Se poi, oltre ad arrivarci a piedi, ci arrivi pure di notte come noi, puoi star certo che domani sarà un altro giorno, molto diverso dal precedente, così diverso che ti potrebbe persino sembrare il primo in assoluto, come se fosse una rinascita insomma. La notte nel deserto sa creare il nulla, ma pieno di stelle, cosicché a un certo punto se usi (poca) fantasia ti potresti persino sentire in orbita con una navetta spaziale.
Infatti, tornando alla realtà, noi siano qui per fotografare le stelle...
Ed è proprio qui prende corpo il mio secondo ricordo indimenticabile del deserto di cui ti parlavo all’inizio.
Se mi hai seguito finora, ricorderai che a un certo punto del viaggio ho incominciato a inveire contro la mia macchina fotografica perché a mio parere era guasta e invece era solo colpa mia che non la conoscevo abbastanza.
Nella notte del deserto il problema si è ripetuto: non c’era modo di fotografare le stelle con la tecnica dello star trail e così questa volta invece di farmi cattivo sangue ho incominciato a sbertucciare la macchina fotografica e la sua casa produttrice, scatenando la rumorosa ilarità della comitiva. Una battuta tira l’altra, risate e vociare aumentano senza che nessuno di noi ovviamente si preoccupi di tenere sotto controllo il volume. In fondo siamo soli nel deserto, a chi diavolo potremmo dar fastidio? E invece poco dopo si alza una voce nel buio, ma non vediamo nessuno. Un minuto più tardi sentiamo dei cammelli bramire. Allora qualcuno di noi accende la torcia, anche se non è proprio l’ideale mentre fotografi le stelle, e così scopriamo che a non più di trenta metri da noi erano accovacciati tre o quattro dromedari con il loro cammelliere che evidentemente fino a quel momento avevano cercato invano di dormire e ora si stavano muovendo forse alla ricerca di un po’ di quiete.
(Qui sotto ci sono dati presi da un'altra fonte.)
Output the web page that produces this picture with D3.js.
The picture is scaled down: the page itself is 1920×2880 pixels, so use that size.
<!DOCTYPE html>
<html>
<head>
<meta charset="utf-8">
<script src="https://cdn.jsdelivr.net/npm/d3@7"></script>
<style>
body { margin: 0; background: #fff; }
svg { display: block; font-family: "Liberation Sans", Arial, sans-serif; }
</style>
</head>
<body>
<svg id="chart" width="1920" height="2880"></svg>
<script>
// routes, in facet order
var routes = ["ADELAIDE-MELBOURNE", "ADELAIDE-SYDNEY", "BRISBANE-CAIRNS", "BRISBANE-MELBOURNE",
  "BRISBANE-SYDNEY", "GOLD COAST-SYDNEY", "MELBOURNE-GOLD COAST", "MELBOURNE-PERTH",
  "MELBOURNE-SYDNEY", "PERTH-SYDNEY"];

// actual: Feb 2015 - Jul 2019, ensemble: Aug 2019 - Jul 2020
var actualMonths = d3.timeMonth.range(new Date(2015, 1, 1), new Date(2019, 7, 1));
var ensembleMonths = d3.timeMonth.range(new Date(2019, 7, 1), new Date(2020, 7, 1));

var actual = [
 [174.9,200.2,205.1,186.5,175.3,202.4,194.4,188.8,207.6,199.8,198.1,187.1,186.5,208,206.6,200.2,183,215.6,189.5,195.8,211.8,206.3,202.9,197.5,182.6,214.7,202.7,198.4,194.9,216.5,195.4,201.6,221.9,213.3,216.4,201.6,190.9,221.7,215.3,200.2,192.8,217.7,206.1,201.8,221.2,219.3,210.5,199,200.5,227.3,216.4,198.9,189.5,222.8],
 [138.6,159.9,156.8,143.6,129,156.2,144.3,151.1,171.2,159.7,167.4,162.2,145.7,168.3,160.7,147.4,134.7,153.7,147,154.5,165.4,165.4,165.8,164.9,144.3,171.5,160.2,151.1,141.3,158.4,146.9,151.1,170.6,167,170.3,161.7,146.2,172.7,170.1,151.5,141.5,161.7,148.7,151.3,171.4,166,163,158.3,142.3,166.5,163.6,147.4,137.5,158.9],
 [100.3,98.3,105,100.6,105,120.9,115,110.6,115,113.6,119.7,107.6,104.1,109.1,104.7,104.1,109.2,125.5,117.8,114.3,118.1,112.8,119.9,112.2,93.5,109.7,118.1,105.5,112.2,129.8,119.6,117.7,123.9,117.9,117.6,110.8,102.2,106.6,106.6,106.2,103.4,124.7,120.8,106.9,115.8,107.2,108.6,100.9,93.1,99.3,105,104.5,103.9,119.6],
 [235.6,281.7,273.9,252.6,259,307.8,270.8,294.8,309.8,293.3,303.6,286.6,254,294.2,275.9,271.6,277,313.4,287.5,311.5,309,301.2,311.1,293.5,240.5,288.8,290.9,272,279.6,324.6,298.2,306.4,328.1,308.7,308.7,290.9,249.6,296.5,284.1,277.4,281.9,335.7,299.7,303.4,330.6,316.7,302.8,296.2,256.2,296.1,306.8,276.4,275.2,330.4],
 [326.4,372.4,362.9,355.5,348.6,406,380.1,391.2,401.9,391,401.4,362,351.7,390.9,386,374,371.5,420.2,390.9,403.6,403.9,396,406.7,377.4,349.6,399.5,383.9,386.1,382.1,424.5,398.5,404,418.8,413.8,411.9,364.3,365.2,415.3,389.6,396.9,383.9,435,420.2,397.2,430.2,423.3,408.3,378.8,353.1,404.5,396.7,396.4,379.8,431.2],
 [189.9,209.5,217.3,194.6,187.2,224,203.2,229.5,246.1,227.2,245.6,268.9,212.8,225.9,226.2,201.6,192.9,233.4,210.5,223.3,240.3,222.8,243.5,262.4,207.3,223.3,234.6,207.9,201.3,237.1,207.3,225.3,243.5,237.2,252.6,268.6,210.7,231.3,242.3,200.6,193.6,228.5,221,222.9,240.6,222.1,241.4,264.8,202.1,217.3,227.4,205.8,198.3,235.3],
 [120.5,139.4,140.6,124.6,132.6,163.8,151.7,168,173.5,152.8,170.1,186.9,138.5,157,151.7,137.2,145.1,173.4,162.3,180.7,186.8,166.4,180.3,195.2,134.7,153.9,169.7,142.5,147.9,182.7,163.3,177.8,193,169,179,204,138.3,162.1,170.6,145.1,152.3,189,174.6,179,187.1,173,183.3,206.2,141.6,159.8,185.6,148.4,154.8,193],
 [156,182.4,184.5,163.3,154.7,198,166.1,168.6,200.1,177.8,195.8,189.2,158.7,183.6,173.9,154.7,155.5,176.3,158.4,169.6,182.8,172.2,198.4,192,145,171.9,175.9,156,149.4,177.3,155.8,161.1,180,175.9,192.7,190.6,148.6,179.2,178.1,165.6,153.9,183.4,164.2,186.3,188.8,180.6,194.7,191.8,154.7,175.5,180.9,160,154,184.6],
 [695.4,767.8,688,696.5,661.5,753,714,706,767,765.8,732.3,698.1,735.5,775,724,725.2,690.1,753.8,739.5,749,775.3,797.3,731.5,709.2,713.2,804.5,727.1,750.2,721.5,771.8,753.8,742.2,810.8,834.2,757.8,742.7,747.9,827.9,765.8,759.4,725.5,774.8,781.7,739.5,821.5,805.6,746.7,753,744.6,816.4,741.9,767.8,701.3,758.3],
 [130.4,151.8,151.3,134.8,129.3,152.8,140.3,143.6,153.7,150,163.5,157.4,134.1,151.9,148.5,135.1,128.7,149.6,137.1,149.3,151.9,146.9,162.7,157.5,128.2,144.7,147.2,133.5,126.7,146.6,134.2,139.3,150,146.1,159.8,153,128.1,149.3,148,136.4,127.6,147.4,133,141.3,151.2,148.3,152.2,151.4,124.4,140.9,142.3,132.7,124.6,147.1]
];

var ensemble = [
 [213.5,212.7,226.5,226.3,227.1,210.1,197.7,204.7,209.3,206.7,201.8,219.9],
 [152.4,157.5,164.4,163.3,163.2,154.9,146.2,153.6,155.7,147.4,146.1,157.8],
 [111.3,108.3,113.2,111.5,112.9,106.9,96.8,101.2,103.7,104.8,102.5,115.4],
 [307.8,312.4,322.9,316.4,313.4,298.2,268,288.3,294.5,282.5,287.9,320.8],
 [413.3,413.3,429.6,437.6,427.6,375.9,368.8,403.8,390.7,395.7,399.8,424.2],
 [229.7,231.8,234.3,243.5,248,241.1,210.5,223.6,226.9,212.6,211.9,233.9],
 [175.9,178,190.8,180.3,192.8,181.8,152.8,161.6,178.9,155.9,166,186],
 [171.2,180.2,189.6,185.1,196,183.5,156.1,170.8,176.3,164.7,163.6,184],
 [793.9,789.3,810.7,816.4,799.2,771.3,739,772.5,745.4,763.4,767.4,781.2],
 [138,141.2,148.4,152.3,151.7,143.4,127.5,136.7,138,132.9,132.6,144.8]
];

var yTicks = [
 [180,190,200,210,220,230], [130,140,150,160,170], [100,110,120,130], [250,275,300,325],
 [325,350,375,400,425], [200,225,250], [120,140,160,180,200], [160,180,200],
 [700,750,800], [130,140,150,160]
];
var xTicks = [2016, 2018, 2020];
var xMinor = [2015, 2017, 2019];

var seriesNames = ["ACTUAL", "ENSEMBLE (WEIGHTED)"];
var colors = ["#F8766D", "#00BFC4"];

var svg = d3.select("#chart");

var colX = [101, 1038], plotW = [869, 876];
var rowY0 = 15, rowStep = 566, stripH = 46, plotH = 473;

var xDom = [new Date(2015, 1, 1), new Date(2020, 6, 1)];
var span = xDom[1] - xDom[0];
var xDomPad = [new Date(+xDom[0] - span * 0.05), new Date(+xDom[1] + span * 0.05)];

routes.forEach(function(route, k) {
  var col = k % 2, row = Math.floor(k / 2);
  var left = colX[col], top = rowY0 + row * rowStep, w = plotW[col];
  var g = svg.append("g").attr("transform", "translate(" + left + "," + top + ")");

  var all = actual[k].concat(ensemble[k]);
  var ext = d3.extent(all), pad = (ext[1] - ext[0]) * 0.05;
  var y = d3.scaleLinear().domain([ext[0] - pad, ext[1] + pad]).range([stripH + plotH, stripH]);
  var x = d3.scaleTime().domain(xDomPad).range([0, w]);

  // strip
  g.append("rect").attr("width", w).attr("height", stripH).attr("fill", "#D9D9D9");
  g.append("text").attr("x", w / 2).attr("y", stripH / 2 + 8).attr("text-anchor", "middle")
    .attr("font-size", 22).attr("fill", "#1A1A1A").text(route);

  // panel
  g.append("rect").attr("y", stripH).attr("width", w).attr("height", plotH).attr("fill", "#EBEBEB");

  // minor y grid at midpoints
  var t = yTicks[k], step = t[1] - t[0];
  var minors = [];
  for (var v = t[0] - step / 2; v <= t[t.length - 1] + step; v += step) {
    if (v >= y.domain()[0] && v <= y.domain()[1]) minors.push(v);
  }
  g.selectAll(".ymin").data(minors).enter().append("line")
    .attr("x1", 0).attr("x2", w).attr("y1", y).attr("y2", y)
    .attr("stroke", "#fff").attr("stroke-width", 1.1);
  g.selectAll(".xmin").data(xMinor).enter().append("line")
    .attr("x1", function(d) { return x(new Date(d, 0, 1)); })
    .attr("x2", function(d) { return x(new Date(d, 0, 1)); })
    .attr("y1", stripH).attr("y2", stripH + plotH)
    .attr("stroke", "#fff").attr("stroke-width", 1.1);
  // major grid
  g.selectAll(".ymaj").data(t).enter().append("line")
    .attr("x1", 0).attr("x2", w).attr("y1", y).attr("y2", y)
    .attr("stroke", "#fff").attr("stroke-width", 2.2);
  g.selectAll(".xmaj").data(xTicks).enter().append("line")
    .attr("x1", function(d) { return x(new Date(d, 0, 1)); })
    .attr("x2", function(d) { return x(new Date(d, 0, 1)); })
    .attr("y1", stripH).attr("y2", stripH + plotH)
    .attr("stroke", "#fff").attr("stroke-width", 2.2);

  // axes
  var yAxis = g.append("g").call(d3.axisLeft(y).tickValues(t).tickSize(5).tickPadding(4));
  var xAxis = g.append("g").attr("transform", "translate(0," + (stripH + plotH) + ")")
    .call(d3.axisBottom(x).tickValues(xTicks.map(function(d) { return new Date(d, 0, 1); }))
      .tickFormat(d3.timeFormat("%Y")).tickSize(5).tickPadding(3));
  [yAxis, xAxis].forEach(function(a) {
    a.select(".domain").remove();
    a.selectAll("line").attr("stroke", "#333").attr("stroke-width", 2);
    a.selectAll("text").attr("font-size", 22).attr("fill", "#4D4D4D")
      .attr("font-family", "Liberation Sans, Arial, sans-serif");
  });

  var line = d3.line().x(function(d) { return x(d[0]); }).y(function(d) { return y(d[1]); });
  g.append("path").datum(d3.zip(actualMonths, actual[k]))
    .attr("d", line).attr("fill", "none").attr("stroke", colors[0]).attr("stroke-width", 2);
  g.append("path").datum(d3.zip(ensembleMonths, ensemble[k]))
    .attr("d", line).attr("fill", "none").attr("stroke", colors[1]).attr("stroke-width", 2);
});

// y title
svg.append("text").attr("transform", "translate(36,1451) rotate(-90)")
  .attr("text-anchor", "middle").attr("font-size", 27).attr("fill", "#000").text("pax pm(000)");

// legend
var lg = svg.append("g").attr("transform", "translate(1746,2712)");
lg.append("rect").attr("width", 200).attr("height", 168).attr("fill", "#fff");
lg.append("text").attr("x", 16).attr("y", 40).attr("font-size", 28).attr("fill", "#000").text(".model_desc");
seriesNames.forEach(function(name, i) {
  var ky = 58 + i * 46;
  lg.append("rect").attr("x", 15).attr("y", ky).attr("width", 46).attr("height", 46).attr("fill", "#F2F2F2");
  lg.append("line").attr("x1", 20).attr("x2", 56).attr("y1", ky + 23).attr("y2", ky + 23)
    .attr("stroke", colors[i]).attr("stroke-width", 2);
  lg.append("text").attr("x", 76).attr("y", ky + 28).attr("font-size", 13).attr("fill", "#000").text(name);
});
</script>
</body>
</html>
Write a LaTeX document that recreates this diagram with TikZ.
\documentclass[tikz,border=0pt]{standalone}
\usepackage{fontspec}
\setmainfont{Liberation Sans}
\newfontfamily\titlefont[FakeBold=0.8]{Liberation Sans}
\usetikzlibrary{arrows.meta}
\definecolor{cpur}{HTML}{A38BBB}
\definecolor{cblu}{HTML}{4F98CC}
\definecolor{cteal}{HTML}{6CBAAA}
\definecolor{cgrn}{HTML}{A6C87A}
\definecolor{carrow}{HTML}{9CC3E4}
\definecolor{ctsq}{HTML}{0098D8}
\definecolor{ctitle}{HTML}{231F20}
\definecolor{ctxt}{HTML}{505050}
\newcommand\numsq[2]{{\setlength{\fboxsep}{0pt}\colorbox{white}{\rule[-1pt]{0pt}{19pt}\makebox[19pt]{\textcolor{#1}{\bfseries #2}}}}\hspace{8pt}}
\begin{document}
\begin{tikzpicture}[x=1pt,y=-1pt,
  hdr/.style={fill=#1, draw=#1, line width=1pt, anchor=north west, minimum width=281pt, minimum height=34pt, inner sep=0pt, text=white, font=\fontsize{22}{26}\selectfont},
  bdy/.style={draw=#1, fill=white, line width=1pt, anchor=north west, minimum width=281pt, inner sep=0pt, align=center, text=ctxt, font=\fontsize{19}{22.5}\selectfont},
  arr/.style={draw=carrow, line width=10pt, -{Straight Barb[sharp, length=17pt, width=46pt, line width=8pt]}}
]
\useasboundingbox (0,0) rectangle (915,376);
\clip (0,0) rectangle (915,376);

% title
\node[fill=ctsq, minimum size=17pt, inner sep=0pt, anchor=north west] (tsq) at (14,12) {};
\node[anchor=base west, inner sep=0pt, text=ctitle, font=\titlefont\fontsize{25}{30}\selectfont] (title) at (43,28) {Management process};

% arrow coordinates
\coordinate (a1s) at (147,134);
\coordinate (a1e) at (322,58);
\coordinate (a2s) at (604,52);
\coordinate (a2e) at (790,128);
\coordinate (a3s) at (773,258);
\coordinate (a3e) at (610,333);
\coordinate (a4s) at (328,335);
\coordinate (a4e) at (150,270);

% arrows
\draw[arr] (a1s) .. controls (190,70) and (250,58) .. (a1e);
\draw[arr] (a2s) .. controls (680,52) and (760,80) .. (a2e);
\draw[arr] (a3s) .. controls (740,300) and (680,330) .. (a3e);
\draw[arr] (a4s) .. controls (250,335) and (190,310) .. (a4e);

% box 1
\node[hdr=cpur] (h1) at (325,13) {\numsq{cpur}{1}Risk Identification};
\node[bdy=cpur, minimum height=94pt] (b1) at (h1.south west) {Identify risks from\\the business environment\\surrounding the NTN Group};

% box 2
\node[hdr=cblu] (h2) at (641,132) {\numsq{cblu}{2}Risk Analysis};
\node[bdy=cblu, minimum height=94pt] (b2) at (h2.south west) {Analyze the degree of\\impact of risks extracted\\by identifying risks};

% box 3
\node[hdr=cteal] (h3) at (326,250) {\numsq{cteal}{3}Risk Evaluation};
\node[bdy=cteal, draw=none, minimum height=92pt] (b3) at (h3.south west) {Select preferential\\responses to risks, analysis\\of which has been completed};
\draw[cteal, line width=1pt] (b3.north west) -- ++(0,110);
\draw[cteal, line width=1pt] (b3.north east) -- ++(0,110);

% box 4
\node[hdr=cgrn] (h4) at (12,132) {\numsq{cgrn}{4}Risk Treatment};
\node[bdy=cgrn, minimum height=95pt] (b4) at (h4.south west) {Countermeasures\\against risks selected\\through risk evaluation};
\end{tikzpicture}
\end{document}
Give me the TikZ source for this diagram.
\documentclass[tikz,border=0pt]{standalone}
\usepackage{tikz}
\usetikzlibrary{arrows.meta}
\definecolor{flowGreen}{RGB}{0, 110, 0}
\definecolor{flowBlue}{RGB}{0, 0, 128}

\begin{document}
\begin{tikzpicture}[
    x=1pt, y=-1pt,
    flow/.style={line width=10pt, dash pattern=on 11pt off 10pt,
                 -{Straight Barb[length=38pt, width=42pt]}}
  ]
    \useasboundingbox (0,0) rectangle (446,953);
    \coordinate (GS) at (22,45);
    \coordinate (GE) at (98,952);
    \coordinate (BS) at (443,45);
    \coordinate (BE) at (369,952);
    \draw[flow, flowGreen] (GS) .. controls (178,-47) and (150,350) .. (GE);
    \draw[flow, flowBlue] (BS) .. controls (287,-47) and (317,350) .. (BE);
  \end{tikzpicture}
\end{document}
Mi metto nei panni del cammelliere e penso esattamente il contrario del me fotografo: eccheccavolo, ormai non c'è silenzio nemmeno nel deserto!
Tuttavia, passata la sorpresa, riprendiamo a far schiamazzi, convinti che nel raggio di qualche chilometro non si potesse dar fastidio ad altri, uomini o dromedari che fossero...
E invece a un certo momento vediamo avvicinarsi da dietro una duna più bassa della nostra i fari di un fuoristrada che puntano senza ombra di dubbio verso di noi. L’auto accosta, scende un uomo e ci viene incontro. Non temiamo lo scontro fisico, anche perché noi siano in 9. Ma non si sa mai...
È gentile, invece.
_ Bonsoir messieurs, english?
_ Oui, monsieur
_ Siate i benvenuti, però vi sarei grato se faceste meno casino, perché io qui vicino ho una tenda con degli ospiti che vorrebbero dormire. Per favore, fate più piano. You’re welcome, but...
Adda passa' 'a nuttata, insomma, e poco dopo ce ne andiamo in silenzio, tanto la mia macchina secondo me non funziona lo stesso, anche se lo dico sottovoce e anche se il deserto non è detto che sia deserto...
Qui comunque torneremo l’indomani: ci aspetta l’alba con uno spicchio di luna. Fa un po’ freddino, ma che spettacolo.